Me: There is nothing virtuous about failure. You cannot possibly motivate children with the same force you use to punish them. Besides, Papert teaches us that the best projects push up against the persistence of reality. Overcoming obstacles is natural. Failure is the imposition of judgment by others.

Educator: What I mean is that kids should be risk-takers.

Me: It doesn’t seem like a good idea for adults to be encouraging children to take risks. Learning has nothing to do with risk. Risk is potentially dangerous.

Educator: We should encourage tinkering and experimentation.

Me: Why didn’t you say that?

There are aspects of the “art of teaching” I have long taken for granted, but are apparently no longer taught in preservice education programs. Classroom centers is one such critical topic. Since I cannot find the seminal book(s) or papers on the importance or creation of centers, I created the following document for the school I work for.


Thoughts on Classroom Centers (v 1.0)
Gary S. Stager, Ph.D.
April 2015

THE CENTER APPROACH

Centers are clearly delineated areas in the classroom where students may work independently or in small groups on purposeful activities without direct or persistent teacher involvement. Centers may be designed by the teacher or co-constructed with students. Deliberate materials are presented in a center to scaffold a child’s learning, or nurture creativity. Such materials may be utilized in both a predictable and serendipitous fashion. Centers afford students with the necessary time to take pride in one’s work, overcome a significant challenge, develop a new talent, or deepen a relationship (with a person or knowledge domain).

“Learning as a process of individual and group construction –

Each child, like each human being, is an active constructor of knowledge, competencies, and autonomies, by means of original learning processes that take shape with methods and times that are unique and subjective in the relationship with peers, adults, and the environment.

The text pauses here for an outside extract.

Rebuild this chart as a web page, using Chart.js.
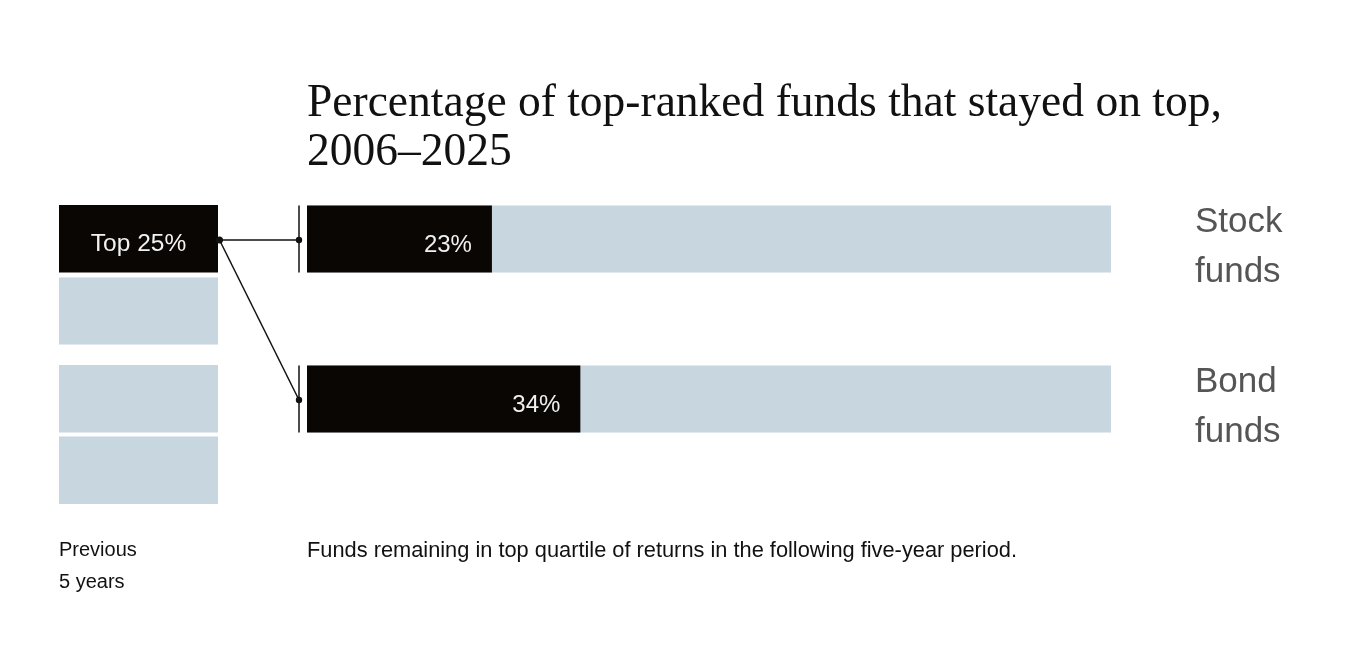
<!DOCTYPE html>
<html><head><meta charset="utf-8">
<script src="https://cdn.jsdelivr.net/npm/chart.js@4.4.1/dist/chart.umd.min.js"></script>
<style>
html,body{margin:0;padding:0;background:#fff;}
#wrap{position:relative;width:1358px;height:650px;}
canvas{position:absolute;left:0;top:0;}
</style></head><body>
<div id="wrap"><canvas id="left" width="1358" height="650"></canvas><canvas id="right" width="1358" height="650"></canvas></div>
<script>
// ---- data ----
const titleLines = ['Percentage of top-ranked funds that stayed on top,', '2006\u20132025'];
const fundCategories = ['Stock funds', 'Bond funds'];
const stayedTopPct = [23, 34];
const totalPct = [100, 100];
const quartileLabels = ['Bottom 25%', '50\u201375%', '25\u201350%', 'Top 25%'];
const quartileShares = [25, 25, 25, 25];
const previousPeriod = ['Previous 5 years'];
const leftCaption = ['Previous', '5 years'];
const rightCaption = 'Funds remaining in top quartile of returns in the following five-year period.';

// ---- styles ----
const BLUE = '#c8d6e0', BLACK = '#0a0604';
const qBorders = [{top:2.5,bottom:9.5},{top:10.5,bottom:1.5},{top:2.5,bottom:10},{top:9.5,bottom:2.5}];
const SANS = '"Liberation Sans", Arial, sans-serif';

const leftChart = new Chart(document.getElementById('left'), {
  type: 'bar',
  data: {
    labels: previousPeriod,
    datasets: quartileLabels.map((lab, i) => ({
      label: lab,
      data: [quartileShares[i]],
      backgroundColor: i === quartileLabels.length - 1 ? BLACK : BLUE,
      borderColor: '#ffffff',
      borderWidth: qBorders[i],
      borderSkipped: false,
      inflateAmount: 0,
      barPercentage: 1,
      categoryPercentage: 1
    }))
  },
  options: {
    responsive: false, animation: false, events: [],
    layout: {padding: {left: 59, right: 1140, top: 195.5, bottom: 136.5}},
    scales: {
      x: {display: false, stacked: true},
      y: {display: false, stacked: true, min: 0, max: 100}
    },
    plugins: {legend: {display: false}, tooltip: {enabled: false}}
  },
  plugins: [{
    id: 'boxLabel',
    afterDatasetsDraw(chart) {
      const ctx = chart.ctx;
      const last = quartileLabels.length - 1;
      const el = chart.getDatasetMeta(last).data[0];
      const b = qBorders[last];
      const cy = (el.y + b.top + el.base - b.bottom) / 2;
      ctx.save();
      ctx.fillStyle = '#f2f2f2';
      ctx.font = '24.5px ' + SANS;
      ctx.textAlign = 'center';
      ctx.textBaseline = 'alphabetic';
      ctx.fillText(quartileLabels[last], el.x, cy + 12);
      ctx.restore();
    }
  }]
});

new Chart(document.getElementById('right'), {
  type: 'bar',
  data: {
    labels: fundCategories,
    datasets: [
      {label: 'Stayed in top quartile', data: stayedTopPct, backgroundColor: BLACK, order: 0},
      {label: 'All top-ranked funds', data: totalPct, backgroundColor: BLUE, order: 1}
    ]
  },
  options: {
    indexAxis: 'y',
    responsive: false, animation: false, events: [],
    layout: {padding: {left: 307, right: 247, top: 159, bottom: 171}},
    datasets: {bar: {grouped: false, barThickness: 67, inflateAmount: 0, borderWidth: 0}},
    scales: {
      x: {display: false, min: 0, max: 100},
      y: {display: false}
    },
    plugins: {legend: {display: false}, tooltip: {enabled: false}}
  },
  plugins: [{
    id: 'decor',
    afterDraw(chart) {
      const ctx = chart.ctx;
      const area = chart.chartArea;
      const blackMeta = chart.getDatasetMeta(0);
      ctx.save();

      // title
      ctx.fillStyle = '#111';
      ctx.textAlign = 'left';
      ctx.textBaseline = 'alphabetic';
      ctx.font = '40px "Liberation Serif", serif';
      const w = ctx.measureText(titleLines[0]).width;
      const size = 40 * 915 / w;
      ctx.font = size.toFixed(2) + 'px "Liberation Serif", serif';
      ctx.fillText(titleLines[0], area.left, 116);
      ctx.fillText(titleLines[1], area.left, 165);

      // value labels
      ctx.font = '24px ' + SANS;
      ctx.fillStyle = '#f0f0f0';
      ctx.textAlign = 'right';
      blackMeta.data.forEach((el, i) => {
        ctx.fillText(stayedTopPct[i] + '%', el.x - 20, el.y + 13);
      });

      // category names on right
      ctx.font = '35px ' + SANS;
      ctx.fillStyle = '#555555';
      ctx.textAlign = 'left';
      blackMeta.data.forEach((el, i) => {
        const parts = fundCategories[i].split(' ');
        ctx.fillText(parts[0], 1195, el.y - 7);
        ctx.fillText(parts[1], 1195, el.y + 43);
      });

      // connectors
      const box = leftChart.getDatasetMeta(quartileLabels.length - 1).data[0];
      const sx = box.x + box.width / 2 + 1.5;
      const sy = blackMeta.data[0].y + 1;
      const tx = area.left - 8;
      ctx.strokeStyle = '#111';
      ctx.fillStyle = '#111';
      ctx.lineWidth = 1.5;
      blackMeta.data.forEach((el) => {
        ctx.beginPath();
        ctx.moveTo(tx, el.y - el.height / 2);
        ctx.lineTo(tx, el.y + el.height / 2);
        ctx.stroke();
        ctx.beginPath();
        ctx.moveTo(sx, sy);
        ctx.lineTo(tx, el.y + 1);
        ctx.stroke();
        ctx.beginPath();
        ctx.arc(tx, el.y + 1, 3.2, 0, Math.PI * 2);
        ctx.fill();
      });
      ctx.beginPath();
      ctx.arc(sx, sy, 3.5, 0, Math.PI * 2);
      ctx.fill();

      // captions
      ctx.fillStyle = '#111';
      ctx.font = '20px ' + SANS;
      ctx.fillText(leftCaption[0], 59, 556);
      ctx.fillText(leftCaption[1], 59, 588);
      ctx.font = '21.8px ' + SANS;
      ctx.fillText(rightCaption, area.left, 557);
      ctx.restore();
    }
  }]
});
</script>
</body></html>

The learning process is fostered by strategies of research, comparison of ideas, and co-participation. It makes use of creativity, uncertainty, intuition, [and] curiosity. It is generated in play and in the aesthetic, emotional, relational, and spiritual dimensions, which it interweaves and nurtures. It is based on the centrality of motivation and the pleasures of learning.” (Reggio Children, 2010)

GOALS

  • Minimize direct instruction (lecture)
  • Recognize that students learn differently and at different rates
  • Reduce coercion
  • Honor student choice
  • Increase student agency
  • Make classrooms more democratic
  • Enhance student creativity
  • Build student competence and independence
  • Employ more flexible uses of instructional time
  • Inspire cross-curricular explorations
  • Develop the classroom as the “3rd teacher”
  • Encourage more student-centered classrooms
  • Respect the centrality of the learner in learning
  • Create more productive contexts for learning
  • Supports the Hundred Languages of Children
  • Match a child’s remarkable capacity for intensity
  • Provide opportunities for teachers to sit alongside students
  • Make learning visible
  • Shift the teacher’s role from lecturer to research responsible for making private thinking public – invisible thinking visible
  • Team teaching in the best collegial sense

BENEFITS

  • Increased self-reliance, self-regulation and personal responsibility
  • Shift in agency from teacher to student
  • Development of project-management skill
  • Supports project-based learning
  • Opportunities for “flow” experiences (Csikszentmihalyi, 1991)
  • Intensify learning experiences
  • Encourage focus
  • Expand opportunities for:
    • Creative play
    • Informal collaboration
    • Experimentation
    • Appropriation of powerful ideas
  • Acknowledges the curious, creative, social and active nature of children
  • Matches the individual attention spans of students
  • Reduces boredom
  • Increases student engagement
  • Teachers get to know each student (better)
  • Recognition that quality work takes time
  • Acknowledges the centrality of the learner in knowledge construction
  • Thoughtful documentation of student learning by teachers
  • Minimize misbehavior

CENTER EXAMPLES

Experimentation/laboratory center
A place for experimentation 

Project center
An area where a long-term project may be undertaken and securely stored

Game center
A place where students play games that helps develop specific concepts, logic, or problem-solving skills

Studio center
An art center where children sculpt, paint, animate, draw, etc… with sufficient light and appropriate materials.

Creative play center

  • Dress-up area
  • Puppet theatre
  • Blocks/LEGO/Construction with found materials

Classroom library
A comfortable well-lit area, stocked with a variety of high-interest reading material

Pet center
The class pet to observe, care for, and in some cases, play with

Plant center
Classroom garden to care for

Listening center
A setting where students can listen to recordings or watch a video with headphones

CAUTION

  • Learning centers should neither be chores or Stations of the Cross. Flexibility, student choice, and actions that do not disturb classmates are hallmarks of the centers approach.
  • Centers should not be managed with a stopwatch. “Fairness” is not a priority, except if there are scarce materials.
  • Learning center use should not be used as a reward or punishment.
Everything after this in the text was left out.